**What to produce:** Skip the pictures. Set down, word for word, the lines from the start of the material up to and including the line with "(0,0) rectangle (1365,895);".

-------- Data extract --------

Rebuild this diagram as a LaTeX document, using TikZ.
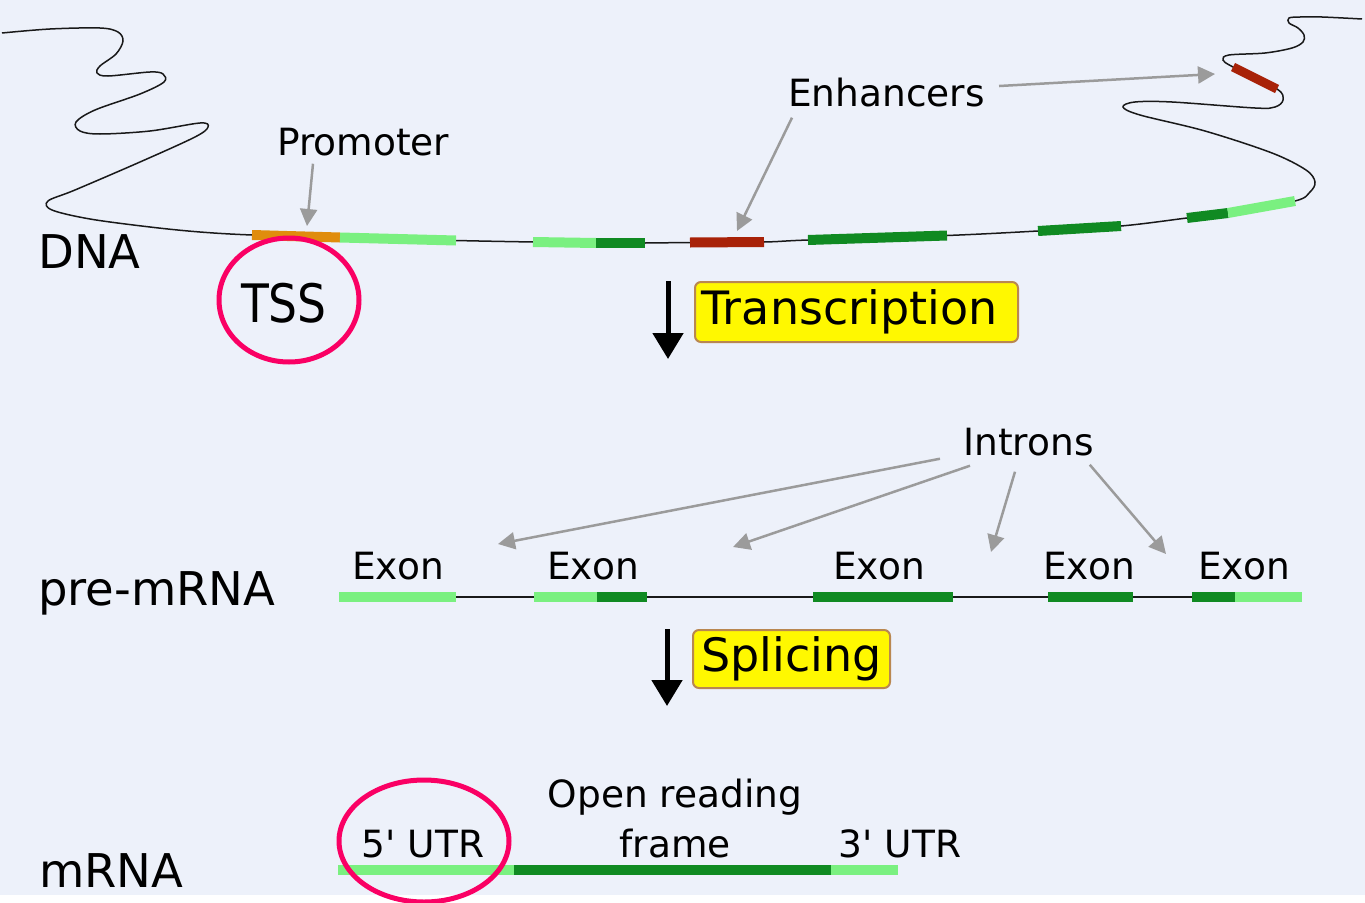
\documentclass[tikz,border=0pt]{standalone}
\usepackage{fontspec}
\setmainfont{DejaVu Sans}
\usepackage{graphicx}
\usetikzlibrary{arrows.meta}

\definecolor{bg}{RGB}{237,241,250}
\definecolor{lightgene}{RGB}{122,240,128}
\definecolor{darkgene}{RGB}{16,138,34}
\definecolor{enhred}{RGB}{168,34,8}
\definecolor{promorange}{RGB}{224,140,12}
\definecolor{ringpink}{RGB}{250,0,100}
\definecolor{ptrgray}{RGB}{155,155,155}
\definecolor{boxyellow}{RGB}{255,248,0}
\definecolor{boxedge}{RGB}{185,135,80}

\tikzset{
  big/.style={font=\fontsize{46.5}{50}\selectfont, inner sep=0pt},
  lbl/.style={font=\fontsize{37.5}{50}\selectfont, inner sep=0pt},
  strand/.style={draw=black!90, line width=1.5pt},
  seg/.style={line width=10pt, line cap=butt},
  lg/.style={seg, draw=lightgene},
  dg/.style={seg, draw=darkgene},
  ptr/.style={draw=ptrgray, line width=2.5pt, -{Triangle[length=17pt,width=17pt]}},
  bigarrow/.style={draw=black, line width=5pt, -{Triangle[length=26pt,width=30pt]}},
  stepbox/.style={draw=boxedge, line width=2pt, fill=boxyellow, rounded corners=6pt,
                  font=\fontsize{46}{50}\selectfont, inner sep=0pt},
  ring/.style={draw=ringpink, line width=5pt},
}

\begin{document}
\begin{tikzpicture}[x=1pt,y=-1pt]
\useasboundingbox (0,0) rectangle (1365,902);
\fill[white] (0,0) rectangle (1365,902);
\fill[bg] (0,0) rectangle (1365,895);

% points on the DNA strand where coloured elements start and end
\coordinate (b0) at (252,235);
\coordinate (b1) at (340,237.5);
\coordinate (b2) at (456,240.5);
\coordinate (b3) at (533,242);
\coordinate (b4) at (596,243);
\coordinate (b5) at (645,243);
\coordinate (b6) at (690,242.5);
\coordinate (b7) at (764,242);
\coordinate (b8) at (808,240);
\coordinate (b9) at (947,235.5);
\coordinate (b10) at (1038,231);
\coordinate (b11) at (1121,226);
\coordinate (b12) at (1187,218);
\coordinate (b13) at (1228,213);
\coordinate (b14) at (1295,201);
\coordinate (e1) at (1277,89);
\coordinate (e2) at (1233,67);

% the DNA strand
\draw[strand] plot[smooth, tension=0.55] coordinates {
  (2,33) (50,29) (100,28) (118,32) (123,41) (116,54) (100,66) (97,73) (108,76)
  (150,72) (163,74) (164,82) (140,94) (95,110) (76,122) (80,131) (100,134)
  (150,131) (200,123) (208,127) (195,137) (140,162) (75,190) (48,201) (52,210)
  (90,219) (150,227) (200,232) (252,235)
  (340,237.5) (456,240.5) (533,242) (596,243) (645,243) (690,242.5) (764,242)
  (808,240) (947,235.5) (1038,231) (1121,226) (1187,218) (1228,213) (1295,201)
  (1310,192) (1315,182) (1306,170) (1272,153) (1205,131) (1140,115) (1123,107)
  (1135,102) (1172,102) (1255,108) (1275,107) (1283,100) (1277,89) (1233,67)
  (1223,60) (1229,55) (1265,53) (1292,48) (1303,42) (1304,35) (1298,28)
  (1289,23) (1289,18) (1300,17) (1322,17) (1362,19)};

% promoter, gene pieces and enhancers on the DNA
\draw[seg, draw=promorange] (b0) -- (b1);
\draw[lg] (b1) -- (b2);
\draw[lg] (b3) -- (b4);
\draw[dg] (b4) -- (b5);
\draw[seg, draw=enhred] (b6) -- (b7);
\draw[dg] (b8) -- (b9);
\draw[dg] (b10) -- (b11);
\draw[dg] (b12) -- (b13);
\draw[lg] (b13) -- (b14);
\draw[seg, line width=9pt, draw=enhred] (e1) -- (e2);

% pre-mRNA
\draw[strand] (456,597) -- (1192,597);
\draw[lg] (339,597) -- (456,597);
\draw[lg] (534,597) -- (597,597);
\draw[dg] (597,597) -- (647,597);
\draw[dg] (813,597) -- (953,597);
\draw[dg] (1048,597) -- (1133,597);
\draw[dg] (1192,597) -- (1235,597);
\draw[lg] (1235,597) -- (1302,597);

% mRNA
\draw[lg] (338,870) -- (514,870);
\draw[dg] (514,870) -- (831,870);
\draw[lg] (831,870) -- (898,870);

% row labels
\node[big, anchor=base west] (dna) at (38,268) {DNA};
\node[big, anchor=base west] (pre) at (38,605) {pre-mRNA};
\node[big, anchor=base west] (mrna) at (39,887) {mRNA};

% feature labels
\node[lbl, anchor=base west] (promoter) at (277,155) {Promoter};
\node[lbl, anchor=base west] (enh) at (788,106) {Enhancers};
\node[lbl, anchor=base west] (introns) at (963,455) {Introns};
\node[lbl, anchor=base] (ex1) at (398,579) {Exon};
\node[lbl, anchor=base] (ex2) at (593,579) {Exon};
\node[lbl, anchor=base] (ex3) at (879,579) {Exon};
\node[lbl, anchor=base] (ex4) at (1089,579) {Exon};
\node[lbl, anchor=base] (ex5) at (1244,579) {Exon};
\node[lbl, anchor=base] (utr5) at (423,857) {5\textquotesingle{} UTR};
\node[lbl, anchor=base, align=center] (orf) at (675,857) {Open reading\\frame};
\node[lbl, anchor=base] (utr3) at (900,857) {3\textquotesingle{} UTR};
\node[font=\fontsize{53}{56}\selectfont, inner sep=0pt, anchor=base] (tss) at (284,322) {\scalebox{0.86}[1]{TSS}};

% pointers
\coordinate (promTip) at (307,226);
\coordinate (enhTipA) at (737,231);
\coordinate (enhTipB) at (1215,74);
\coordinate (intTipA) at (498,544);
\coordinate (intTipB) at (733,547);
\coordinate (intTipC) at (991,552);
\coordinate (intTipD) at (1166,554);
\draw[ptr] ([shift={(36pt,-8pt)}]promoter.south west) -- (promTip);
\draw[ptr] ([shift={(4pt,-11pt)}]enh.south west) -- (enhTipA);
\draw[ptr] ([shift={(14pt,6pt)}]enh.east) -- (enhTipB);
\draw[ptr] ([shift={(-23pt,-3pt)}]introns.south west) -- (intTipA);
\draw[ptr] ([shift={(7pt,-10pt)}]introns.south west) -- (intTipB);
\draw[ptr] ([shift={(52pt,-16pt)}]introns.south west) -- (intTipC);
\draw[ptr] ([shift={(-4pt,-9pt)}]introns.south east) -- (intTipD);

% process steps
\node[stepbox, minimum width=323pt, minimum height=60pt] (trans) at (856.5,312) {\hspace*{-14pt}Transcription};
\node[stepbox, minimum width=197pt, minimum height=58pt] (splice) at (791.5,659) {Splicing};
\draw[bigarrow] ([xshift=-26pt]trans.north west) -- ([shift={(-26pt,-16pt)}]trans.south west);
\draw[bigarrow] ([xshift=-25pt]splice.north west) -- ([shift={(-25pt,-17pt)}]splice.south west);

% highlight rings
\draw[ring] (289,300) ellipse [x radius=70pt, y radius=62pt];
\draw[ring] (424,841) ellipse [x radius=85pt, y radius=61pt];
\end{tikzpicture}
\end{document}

--------

**Output of the exercise:**
Rebuild this diagram as a LaTeX document, using TikZ.
\documentclass[tikz,border=0pt]{standalone}
\usepackage{fontspec}
\setmainfont{DejaVu Sans}
\usepackage{graphicx}
\usetikzlibrary{arrows.meta}

\definecolor{bg}{RGB}{237,241,250}
\definecolor{lightgene}{RGB}{122,240,128}
\definecolor{darkgene}{RGB}{16,138,34}
\definecolor{enhred}{RGB}{168,34,8}
\definecolor{promorange}{RGB}{224,140,12}
\definecolor{ringpink}{RGB}{250,0,100}
\definecolor{ptrgray}{RGB}{155,155,155}
\definecolor{boxyellow}{RGB}{255,248,0}
\definecolor{boxedge}{RGB}{185,135,80}

\tikzset{
  big/.style={font=\fontsize{46.5}{50}\selectfont, inner sep=0pt},
  lbl/.style={font=\fontsize{37.5}{50}\selectfont, inner sep=0pt},
  strand/.style={draw=black!90, line width=1.5pt},
  seg/.style={line width=10pt, line cap=butt},
  lg/.style={seg, draw=lightgene},
  dg/.style={seg, draw=darkgene},
  ptr/.style={draw=ptrgray, line width=2.5pt, -{Triangle[length=17pt,width=17pt]}},
  bigarrow/.style={draw=black, line width=5pt, -{Triangle[length=26pt,width=30pt]}},
  stepbox/.style={draw=boxedge, line width=2pt, fill=boxyellow, rounded corners=6pt,
                  font=\fontsize{46}{50}\selectfont, inner sep=0pt},
  ring/.style={draw=ringpink, line width=5pt},
}

\begin{document}
\begin{tikzpicture}[x=1pt,y=-1pt]
\useasboundingbox (0,0) rectangle (1365,902);
\fill[white] (0,0) rectangle (1365,902);
\fill[bg] (0,0) rectangle (1365,895);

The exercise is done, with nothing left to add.